▸ JOB
Would you repeat the listing exactly but omit every picture?
******************************
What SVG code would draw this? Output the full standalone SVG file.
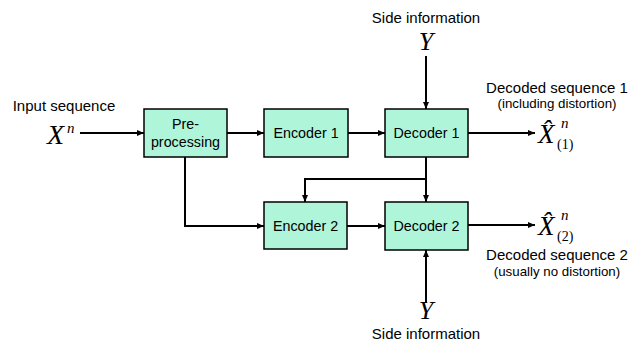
<svg xmlns="http://www.w3.org/2000/svg" width="638" height="347" viewBox="0 0 638 347">
<style>
.box{fill:#aef5da;stroke:#000;stroke-width:1.5}
.lbl{font-family:"Liberation Sans",Arial,sans-serif;font-size:15px;fill:#000;text-anchor:middle}
.bl{font-family:"Liberation Sans",Arial,sans-serif;font-size:14.3px;fill:#000;text-anchor:middle}
.sm{font-family:"Liberation Sans",Arial,sans-serif;font-size:13.3px;fill:#000;text-anchor:middle}
.m{font-family:"Liberation Serif","Times New Roman",serif;font-style:italic;fill:#000}
.r{font-family:"Liberation Serif","Times New Roman",serif;font-style:normal;fill:#000}
.c{fill:none;stroke:#000;stroke-width:2}
</style>
<defs>
<marker id="ah" markerWidth="8" markerHeight="8" refX="7" refY="4" orient="auto" markerUnits="userSpaceOnUse">
<path d="M0,1 L7,4 L0,7 Z" fill="#000"/>
</marker>
</defs>
<rect width="638" height="347" fill="#fff"/>
<g id="connectors">
<path class="c" d="M80,133 H144" marker-end="url(#ah)"/>
<path class="c" d="M227,133 H264" marker-end="url(#ah)"/>
<path class="c" d="M348,133 H385" marker-end="url(#ah)"/>
<path class="c" d="M468,133 H535" marker-end="url(#ah)"/>
<path class="c" d="M426,56 V109" marker-end="url(#ah)"/>
<path class="c" d="M426,157 V202" marker-end="url(#ah)"/>
<path class="c" d="M426,179 H305 V202" marker-end="url(#ah)"/>
<path class="c" d="M185,157 V226 H264" marker-end="url(#ah)"/>
<path class="c" d="M347,226 H385" marker-end="url(#ah)"/>
<path class="c" d="M468,225 H535" marker-end="url(#ah)"/>
<path class="c" d="M426,303 V250" marker-end="url(#ah)"/>
</g>
<g id="input">
<text class="lbl" x="64" y="111">Input sequence</text>
<text class="m" x="47" y="144" font-size="28">X</text>
<text class="m" x="67" y="133" font-size="15">n</text>
</g>
<g id="preprocessing">
<rect class="box" x="144" y="109" width="83" height="48"/>
<text class="bl" x="185.5" y="129">Pre-</text>
<text class="bl" x="185.5" y="147">processing</text>
</g>
<g id="encoder1">
<rect class="box" x="264" y="109" width="84" height="48"/>
<text class="bl" x="306" y="138">Encoder 1</text>
</g>
<g id="decoder1">
<rect class="box" x="385" y="109" width="83" height="48"/>
<text class="bl" x="426.5" y="138">Decoder 1</text>
</g>
<g id="encoder2">
<rect class="box" x="264" y="202" width="83" height="47"/>
<text class="bl" x="305.5" y="231">Encoder 2</text>
</g>
<g id="decoder2">
<rect class="box" x="385" y="202" width="83" height="48"/>
<text class="bl" x="426.5" y="231">Decoder 2</text>
</g>
<g id="side-info-top">
<text class="lbl" x="426" y="23">Side information</text>
<text class="m" x="426" y="50" font-size="26" text-anchor="middle">Y</text>
</g>
<g id="side-info-bottom">
<text class="m" x="426" y="319" font-size="26" text-anchor="middle">Y</text>
<text class="lbl" x="426" y="339">Side information</text>
</g>
<g id="output1">
<text class="lbl" x="557" y="93">Decoded sequence 1</text>
<text class="sm" x="557" y="108">(including distortion)</text>
<text class="m" x="538" y="143" font-size="27">X̂</text>
<text class="m" x="561" y="128" font-size="15">n</text>
<text class="r" x="557" y="149" font-size="14">(1)</text>
</g>
<g id="output2">
<text class="m" x="538" y="235" font-size="27">X̂</text>
<text class="m" x="561" y="220" font-size="15">n</text>
<text class="r" x="557" y="241" font-size="14">(2)</text>
<text class="lbl" x="557" y="260">Decoded sequence 2</text>
<text class="sm" x="557" y="276">(usually no distortion)</text>
</g>
</svg>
******************************
▸ RESULT OF THE EXERCISE
What SVG code would draw this? Output the full standalone SVG file.
<svg xmlns="http://www.w3.org/2000/svg" width="638" height="347" viewBox="0 0 638 347">
<style>
.box{fill:#aef5da;stroke:#000;stroke-width:1.5}
.lbl{font-family:"Liberation Sans",Arial,sans-serif;font-size:15px;fill:#000;text-anchor:middle}
.bl{font-family:"Liberation Sans",Arial,sans-serif;font-size:14.3px;fill:#000;text-anchor:middle}
.sm{font-family:"Liberation Sans",Arial,sans-serif;font-size:13.3px;fill:#000;text-anchor:middle}
.m{font-family:"Liberation Serif","Times New Roman",serif;font-style:italic;fill:#000}
.r{font-family:"Liberation Serif","Times New Roman",serif;font-style:normal;fill:#000}
.c{fill:none;stroke:#000;stroke-width:2}
</style>
<defs>
<marker id="ah" markerWidth="8" markerHeight="8" refX="7" refY="4" orient="auto" markerUnits="userSpaceOnUse">
<path d="M0,1 L7,4 L0,7 Z" fill="#000"/>
</marker>
</defs>
<rect width="638" height="347" fill="#fff"/>
<g id="connectors">
<path class="c" d="M80,133 H144" marker-end="url(#ah)"/>
<path class="c" d="M227,133 H264" marker-end="url(#ah)"/>
<path class="c" d="M348,133 H385" marker-end="url(#ah)"/>
<path class="c" d="M468,133 H535" marker-end="url(#ah)"/>
<path class="c" d="M426,56 V109" marker-end="url(#ah)"/>
<path class="c" d="M426,157 V202" marker-end="url(#ah)"/>
<path class="c" d="M426,179 H305 V202" marker-end="url(#ah)"/>
<path class="c" d="M185,157 V226 H264" marker-end="url(#ah)"/>
<path class="c" d="M347,226 H385" marker-end="url(#ah)"/>
<path class="c" d="M468,225 H535" marker-end="url(#ah)"/>
<path class="c" d="M426,303 V250" marker-end="url(#ah)"/>
</g>
<g id="input">
<text class="lbl" x="64" y="111">Input sequence</text>
<text class="m" x="47" y="144" font-size="28">X</text>
<text class="m" x="67" y="133" font-size="15">n</text>
</g>
<g id="preprocessing">
<rect class="box" x="144" y="109" width="83" height="48"/>
<text class="bl" x="185.5" y="129">Pre-</text>
<text class="bl" x="185.5" y="147">processing</text>
</g>
<g id="encoder1">
<rect class="box" x="264" y="109" width="84" height="48"/>
<text class="bl" x="306" y="138">Encoder 1</text>
</g>
<g id="decoder1">
<rect class="box" x="385" y="109" width="83" height="48"/>
<text class="bl" x="426.5" y="138">Decoder 1</text>
</g>
<g id="encoder2">
<rect class="box" x="264" y="202" width="83" height="47"/>
<text class="bl" x="305.5" y="231">Encoder 2</text>
</g>
<g id="decoder2">
<rect class="box" x="385" y="202" width="83" height="48"/>
<text class="bl" x="426.5" y="231">Decoder 2</text>
</g>
<g id="side-info-top">
<text class="lbl" x="426" y="23">Side information</text>
<text class="m" x="426" y="50" font-size="26" text-anchor="middle">Y</text>
</g>
<g id="side-info-bottom">
<text class="m" x="426" y="319" font-size="26" text-anchor="middle">Y</text>
<text class="lbl" x="426" y="339">Side information</text>
</g>
<g id="output1">
<text class="lbl" x="557" y="93">Decoded sequence 1</text>
<text class="sm" x="557" y="108">(including distortion)</text>
<text class="m" x="538" y="143" font-size="27">X̂</text>
<text class="m" x="561" y="128" font-size="15">n</text>
<text class="r" x="557" y="149" font-size="14">(1)</text>
</g>
<g id="output2">
<text class="m" x="538" y="235" font-size="27">X̂</text>
<text class="m" x="561" y="220" font-size="15">n</text>
<text class="r" x="557" y="241" font-size="14">(2)</text>
<text class="lbl" x="557" y="260">Decoded sequence 2</text>
<text class="sm" x="557" y="276">(usually no distortion)</text>
</g>
</svg>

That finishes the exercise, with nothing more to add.